Stephan: If you go to a new place and want friends, visit the local Snipe fleet. There are Snipes almost everywhere. It works the same way all over the world and when Monica and I ended up in St. Louis we brought our Green Boat and we traveled around in the midwest and sailed on all the different lakes and we felt welcomed by all the Snipe sailors.
Monica: It is through the Snipe that I met Stephan and that I have wonderful friends.
11. Your perfect sailing venue and your perfect conditions?
Stephan: A perfect venue would be an international regatta where we meet old friends and get new friends.
It should be windy and good hiking conditions. But what I love most is when it occasionally blows wild and we can reach out planing on large waves and we are on the edge of making it. You may ask what Monica thinks about that, well she is not afraid of anything so I can let go and let the Snipe fly.
Monica: I like when the weather is sunny and warm, then give me the wind you want, preferable more than less.
12. Besides sailing, what other sports do you practice?

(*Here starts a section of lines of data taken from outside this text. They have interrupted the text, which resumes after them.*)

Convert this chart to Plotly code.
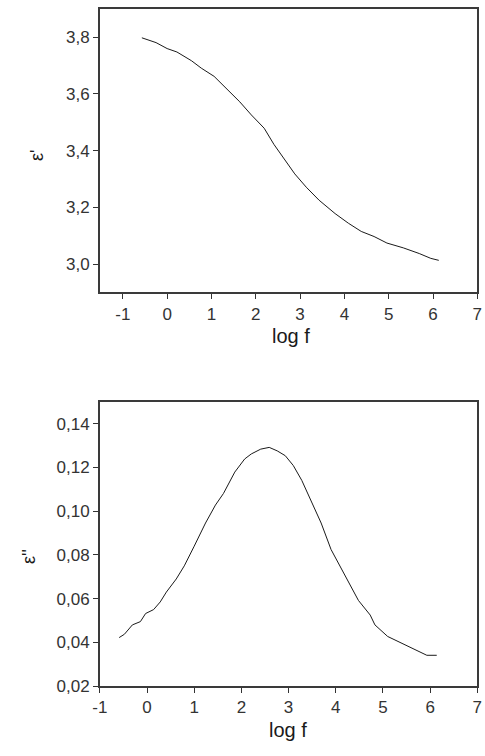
import plotly.graph_objects as go

# Top panel: real permittivity eps' vs log f
logf_top = [-0.57, -0.25, 0.0, 0.22, 0.55, 0.77, 1.06, 1.39, 1.64, 1.90, 2.19, 2.41, 2.63,
            2.88, 3.14, 3.43, 3.79, 4.09, 4.38, 4.67, 4.96, 5.33, 5.69, 5.95, 6.13]
eps_real = [3.798, 3.781, 3.760, 3.748, 3.717, 3.691, 3.662, 3.612, 3.572, 3.526, 3.479, 3.422,
            3.375, 3.318, 3.271, 3.225, 3.178, 3.144, 3.115, 3.097, 3.074, 3.057, 3.037, 3.020, 3.013]

# Bottom panel: loss eps'' vs log f
logf_bot = [-0.59, -0.48, -0.31, -0.14, -0.03, 0.14, 0.28, 0.41, 0.62, 0.79, 1.0, 1.24, 1.45,
            1.62, 1.86, 2.07, 2.21, 2.41, 2.59, 2.76, 2.93, 3.10, 3.28, 3.45, 3.69, 3.90,
            4.21, 4.48, 4.73, 4.83, 5.10, 5.38, 5.69, 5.93, 6.14]
eps_imag = [0.0422, 0.0437, 0.0480, 0.0495, 0.0532, 0.0550, 0.0585, 0.0630, 0.0690, 0.0750,
            0.0840, 0.0946, 0.1028, 0.1081, 0.1179, 0.1239, 0.1262, 0.1284, 0.1292, 0.1276,
            0.1254, 0.1209, 0.1141, 0.1058, 0.0946, 0.0825, 0.0698, 0.0592, 0.0525, 0.0480,
            0.0427, 0.0397, 0.0367, 0.0341, 0.0341]

x_ticks = [-1, 0, 1, 2, 3, 4, 5, 6, 7]
x_ticktext = ["-1", "0", "1", "2", "3", "4", "5", "6", "7"]
top_yticks = [3.0, 3.2, 3.4, 3.6, 3.8]
bot_yticks = [0.02, 0.04, 0.06, 0.08, 0.10, 0.12, 0.14]

W, H = 485, 756
FONT = "Liberation Sans, Arial"
fig = go.Figure()
fig.add_trace(go.Scatter(x=logf_top, y=eps_real, mode="lines",
                         line=dict(color="#1a1a1a", width=1), xaxis="x", yaxis="y",
                         showlegend=False))
fig.add_trace(go.Scatter(x=logf_bot, y=eps_imag, mode="lines",
                         line=dict(color="#1a1a1a", width=1), xaxis="x2", yaxis="y2",
                         showlegend=False))

tickfont = dict(family=FONT, size=17, color="#333333")
axcommon = dict(showline=True, linecolor="#3a3a3a", linewidth=1.5, mirror=True,
                showgrid=False, zeroline=False, ticks="outside", ticklen=5,
                tickwidth=1, tickcolor="#333333", tickfont=tickfont,
                ticklabeloverflow="allow")

xd = [94.3 / W, 482.3 / W]
fig.update_layout(
    width=W, height=H, margin=dict(l=0, r=0, t=0, b=0),
    plot_bgcolor="white", paper_bgcolor="white",
    separators=", ",
    xaxis=dict(domain=xd, range=[-1.52, 7.001], tickvals=x_ticks, ticktext=x_ticktext,
               anchor="y", **axcommon),
    yaxis=dict(domain=[1 - 296.3 / H, 1 - 9 / H], range=[2.9, 3.9], tickvals=top_yticks,
               tickformat=".1f", anchor="x", **axcommon),
    xaxis2=dict(domain=xd, range=[-1.001, 7.001], tickvals=x_ticks, ticktext=x_ticktext,
                anchor="y2", **axcommon),
    yaxis2=dict(domain=[1 - 695.3 / H, 1 - 407.3 / H], range=[0.02, 0.15], tickvals=bot_yticks,
                tickformat=".2f", anchor="x2", **axcommon),
)

titlefont = dict(family=FONT, size=20, color="#1a1a1a")
ann = dict(xref="paper", yref="paper", showarrow=False, xanchor="center", yanchor="middle")
fig.add_annotation(text="log f", x=291 / W, y=1 - 340 / H, font=titlefont, **ann)
fig.add_annotation(text="log f", x=288 / W, y=1 - 740 / H, font=titlefont, **ann)
fig.add_annotation(text="ε'", x=30 / W, y=1 - 158 / H, textangle=-90,
                   font=dict(family=FONT, size=18, color="#1a1a1a"), **ann)
fig.add_annotation(text="ε''", x=21 / W, y=1 - 564 / H, textangle=-90,
                   font=dict(family=FONT, size=18, color="#1a1a1a"), **ann)

fig.write_html("out.html")
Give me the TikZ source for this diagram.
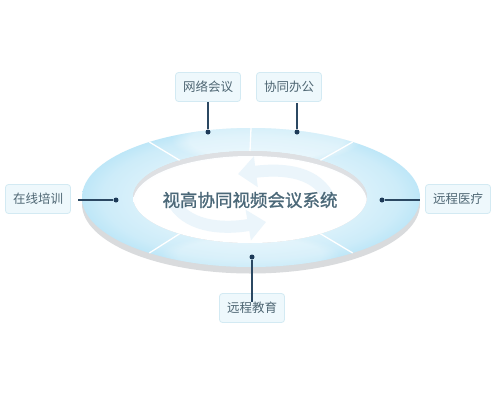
\documentclass[tikz,border=0pt]{standalone}
\usepackage{fontspec}
\newfontfamily\cjk{Noto Sans CJK SC}
\newfontfamily\cjkb[FakeBold=1.2]{Noto Sans CJK SC}
\usetikzlibrary{arrows.meta,fadings}
\definecolor{ringOut}{HTML}{A5DBF3}
\definecolor{ringMid}{HTML}{B9E5F7}
\definecolor{ringIn}{HTML}{CDECF9}
\definecolor{ringGrey}{HTML}{D9DBDD}
\definecolor{wallGrey}{HTML}{DEE0E3}
\definecolor{holeEdge}{HTML}{E6F4FB}
\definecolor{swirl}{HTML}{EBF5FB}
\definecolor{titleC}{HTML}{4B6878}
\definecolor{labC}{HTML}{4E6673}
\definecolor{boxFill}{HTML}{EEF8FC}
\definecolor{boxLine}{HTML}{D3EAF3}
\definecolor{lineC}{HTML}{2B4862}
\definecolor{dotC}{HTML}{1D3A58}
\pgfdeclareradialshading{ringshade}{\pgfpoint{0bp}{0bp}}{color(0bp)=(white); color(22bp)=(ringIn); color(26bp)=(ringMid); color(35bp)=(ringOut); color(50bp)=(ringOut)}
\pgfdeclareradialshading{holeshade}{\pgfpoint{0bp}{0bp}}{color(0bp)=(white); color(24bp)=(white); color(36bp)=(holeEdge); color(50bp)=(holeEdge)}
\tikzset{
  labbox/.style={draw=boxLine, fill=boxFill, rounded corners=3pt, line width=0.8pt,
    minimum height=29pt, inner xsep=7.5pt, inner ysep=0pt, text=labC,
    font=\cjk\fontsize{12.5}{14}\selectfont},
  dotnode/.style={circle, fill=dotC, inner sep=0pt, minimum size=5pt},
  conn/.style={draw=lineC, line width=1.2pt},
  divider/.style={draw=white, line width=1.3pt},
}
\begin{document}
\begin{tikzpicture}[x=1pt,y=-1pt]
\fill[white] (0,0) rectangle (500,400);
% extrusion
\fill[ringGrey] (251,204) ellipse [x radius=169, y radius=69.5];
% ring top surface
\shade[shading=ringshade, even odd rule]
  (251,197.5) ellipse [x radius=169, y radius=69.5]
  (250,197) ellipse [x radius=117, y radius=46];
% soft highlight on upper and lower middle of the ring
\begin{scope}[even odd rule]
  \clip (251,197.5) ellipse [x radius=169, y radius=69.5]
    (250,197) ellipse [x radius=117, y radius=46];
  \fill[white, opacity=0.4, path fading=circle with fuzzy edge 20 percent] (266,140) ellipse [x radius=95, y radius=24];
  \fill[white, opacity=0.25, path fading=circle with fuzzy edge 20 percent] (250,254) ellipse [x radius=90, y radius=20];
\end{scope}
% hole: inner wall and floor
\fill[wallGrey] (250,197) ellipse [x radius=117, y radius=46];
\begin{scope}
  \clip (250,197) ellipse [x radius=117, y radius=46];
  \shade[shading=holeshade] (250,202) ellipse [x radius=117, y radius=46];
  % faint swirl arrows
  \draw[swirl, line width=12pt, -{Triangle[length=18pt,width=30pt]}]
    (330,200) .. controls (318,172) and (285,168) .. (238,174);
  \draw[swirl, line width=12pt, -{Triangle[length=18pt,width=30pt]}]
    (172,200) .. controls (185,226) and (220,230) .. (266,222);
\end{scope}
% dividers
\foreach \a in {90,127,53,233,307}{
  \draw[divider] ({251+169*cos(\a)},{197.5-69.5*sin(\a)}) -- ({250+117*cos(\a)},{197-46*sin(\a)});
}
% title
\node (title) at (250,200) {\cjkb\fontsize{17.5}{20}\selectfont\color{titleC}视高协同视频会议系统};
% dots
\node[dotnode] (d1) at (208,132) {};
\node[dotnode] (d2) at (297,132) {};
\node[dotnode] (d3) at (116,200) {};
\node[dotnode] (d4) at (382,200) {};
\node[dotnode] (d5) at (252,257) {};
% labels
\node[labbox] (l1) at (208,87) {网络会议};
\node[labbox] (l2) at (289,87) {协同办公};
\node[labbox] (l3) at (38,199) {在线培训};
\node[labbox] (l4) at (458,199) {远程医疗};
\node[labbox] (l5) at (252,308) {远程教育};
% connectors
\draw[conn] (d1) -- (d1 |- l1.south);
\draw[conn] (d2) -- ([yshift=-1pt]d2 |- l2.south);
\draw[conn] (d3) -- ([xshift=7pt]l3.east |- d3);
\draw[conn] (d4) -- ([xshift=-5pt]l4.west |- d4);
\draw[conn] (d5) -- ([yshift=-9pt]d5 |- l5.north);
\end{tikzpicture}
\end{document}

Stephan: All Norwegians are born with cross country skis on and Monica is Swiss and a very good alpine skier so we can get down anywhere.
Together we do intense strength and /or HIIT training for one hour five days a week – no chatting around with the girl in the gym.
Monica: I enjoy and respect nature. I have lived most of my life by the water, the Pacific in the Philippines, the Mediterranean in Spain and the lakes in Switzerland, so I enjoy swimming and snorkeling, I have done windsurfing and now hiking the Snipe. Due to my Swiss origin and the Alps, now the Rockies, I also enjoy skiing.
13. Are you superstitious?
Stephan: Not at all. What cannot be explained just use common sense and take life as it comes. That makes it easier to cope with mysteries.
Monica: No, I like thinking positive.
14. Your perfect holiday?
Stephan: Go to a new place, for example to a Snipe regatta and stay for a while and be active locally.
Monica: Being with Stephan, enjoying time with friends or making new friends, travelling the world and especially doing or learning something.